Implementing this approach requires practical governance tools and clear ownership. Agencies should designate a risk integration lead responsible for coordinating data analytics, qualitative research, and public engagement. Standard operating procedures must specify how qualitative notes are coded, how conflicting inputs are reconciled, and how uncertainties propagate through final judgments. Training programs for staff at all levels help people interpret mixed-method evidence consistently. Calibration exercises, where models are tested against historical outcomes and community feedback, can reveal biases and adjust weights. When done well, these structures prevent siloed thinking and promote a shared understanding of risk across departments and jurisdictions.
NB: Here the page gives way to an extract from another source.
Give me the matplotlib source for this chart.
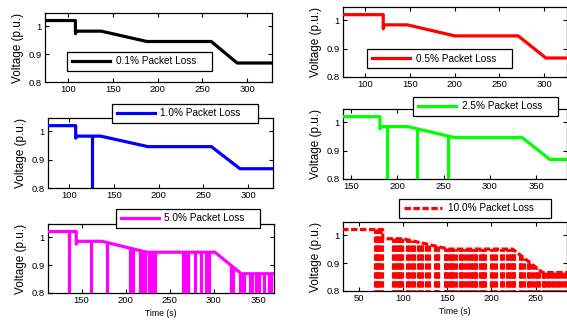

Regular audits and independent peer review safeguard methodological integrity. External review panels, including statisticians, ethnographers, and community representatives, can assess whether the evidence base was balanced and appropriately interpreted. Criteria should cover data quality, representation of voices, and the transparency of decision rationales. Findings from these reviews should feed into policy updates and future analysis plans. By embedding third-party scrutiny, regulators demonstrate commitment to rigorous, responsible governance that can endure political cycles and public scrutiny alike.
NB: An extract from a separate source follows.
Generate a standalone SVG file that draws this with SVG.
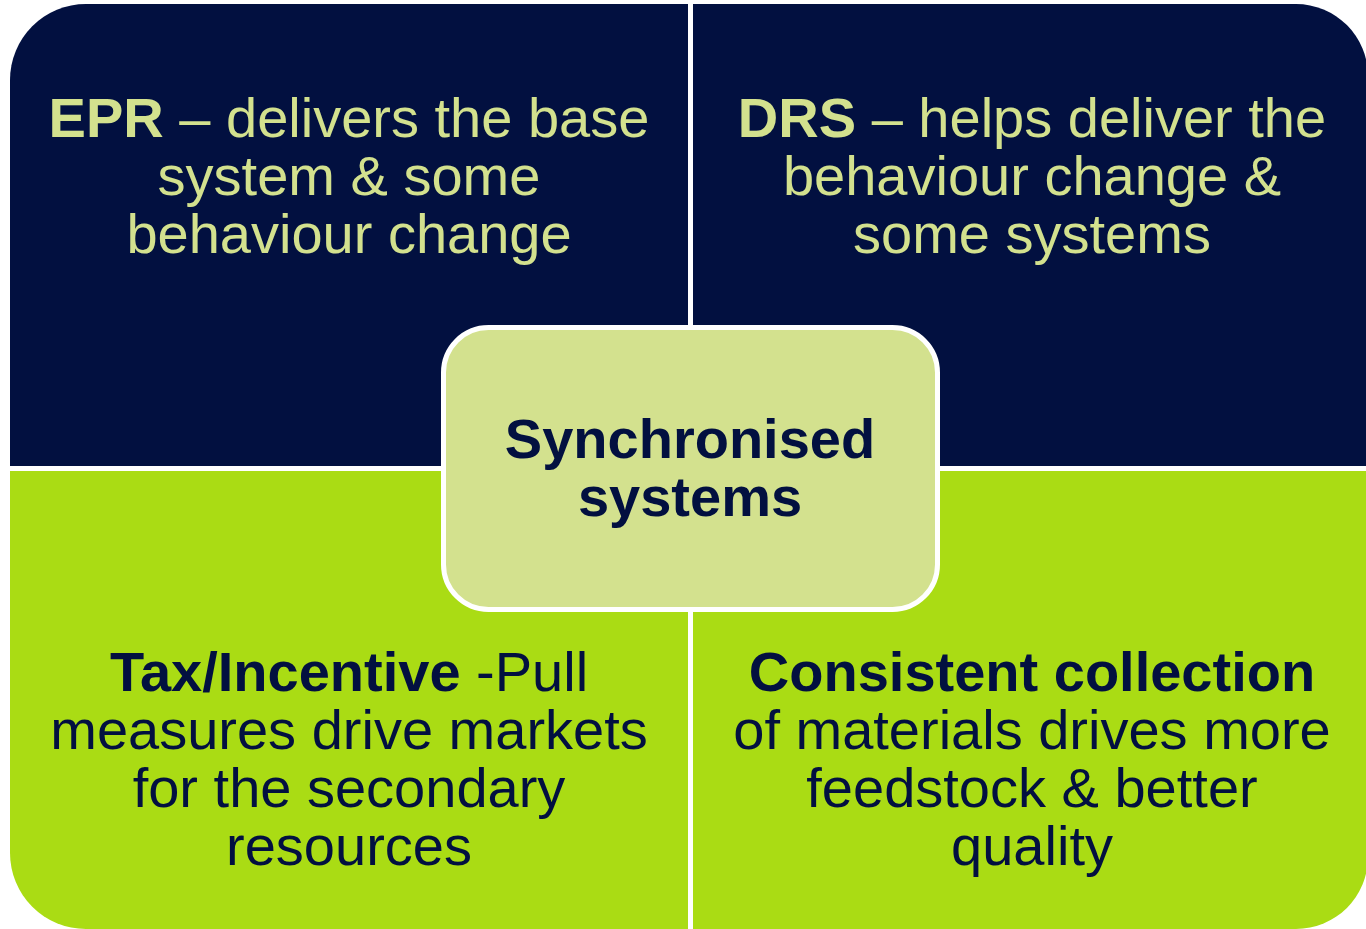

The ultimate aim is a regulatory process that treats risk as a shared responsibility. Quantitative modeling offers precision in forecasting, while qualitative evidence grounds decisions in human experience and justice considerations. Together, they produce decisions that are not only technically sound but also ethically defensible and socially acceptable. A robust framework aligns statutory obligations with practical outcomes, ensuring that rules reduce harm without unduly burdening those they seek to protect. Embedding community-sourced insights alongside models also fosters cultural legitimacy, encouraging voluntary compliance and cooperative problem-solving.
As policy landscapes continue to evolve, the enduring lessons are clear: invest in data quality, nurture ongoing community dialogue, and institutionalize learning. When regulatory risk assessments routinely integrate diverse evidence streams, decision-makers gain richer perspectives and greater confidence in their choices. This approach supports adaptive regulation that can withstand uncertainty, respond to new threats, and sustain public trust over time. The result is a governance ecology where mathematics and meaning reinforce each other, creating robust policies that stand the test of change and serve the common good.